The Old World look was first established in buildings erected by C & A in downtown Churubusco. The South Building preserves that image, while taking advantage of the natural setting. The park-like appearance is no accident. The ponds meet local codes for rainwater retention but are contoured and lined with gravel to be visually appealing. The ponds are stocked with bass for enjoyment of employees who like to fish.
The outdoor storage area for scrap and chip bins, waste oil drums and trash containers is hidden from view by an extension of the south wall. Chain link would have sufficed except for appearance’s sake.

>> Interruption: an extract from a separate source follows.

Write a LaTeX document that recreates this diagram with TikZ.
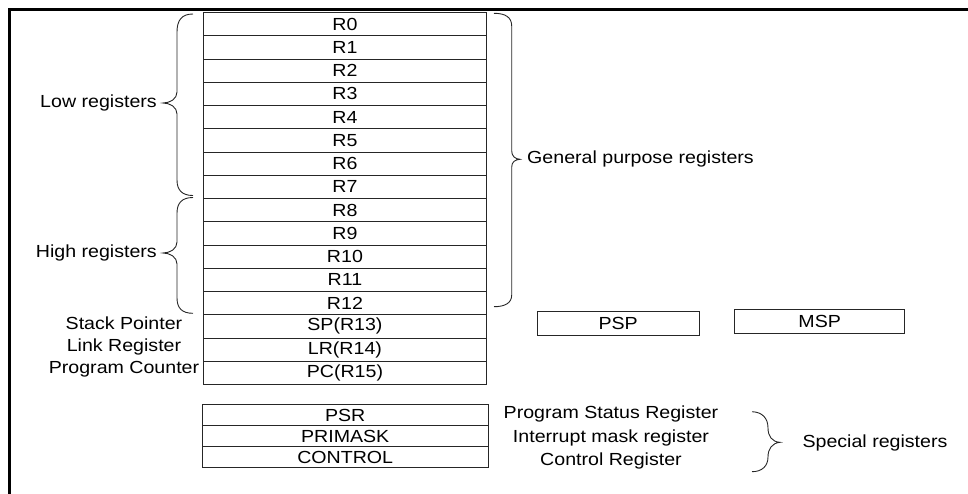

According to Mr. Conrow, bankers aren’t the only ones who raise eyebrows when they see these aesthetic features. “Some customers see added overhead. Yet they’d be the first ones to object if their parts weren’t being made on machines with all the latest features. I tell them, if you want high quality parts, you need high quality people using high quality machines supported by a high quality facility. We didn’t waste any money on this building and we don’t waste any of our customers’ money either.”
Built For Growth
The South Building is designed for expansion. The legs of the H can be extended by adding two more pods at the end of each. The engineering wing alongside the manor house has an unoccupied second floor and a mirror image of this wing could be built on the other side of the manor. The entire complex could be duplicated behind the existing building on land that was graded and prepared at the same time the original building site was developed. Ultimately, that would bring the South Building(s) to nearly 500,000 square feet of manufacturing space.
Not that Mr. Conrow has ambitions of headlong growth. “We’ll grow not as much as we can but as much as we need to.” The point is, the company hasn’t created its own limits. “It’s a model built on success not on failure,” says Mr. Conrow.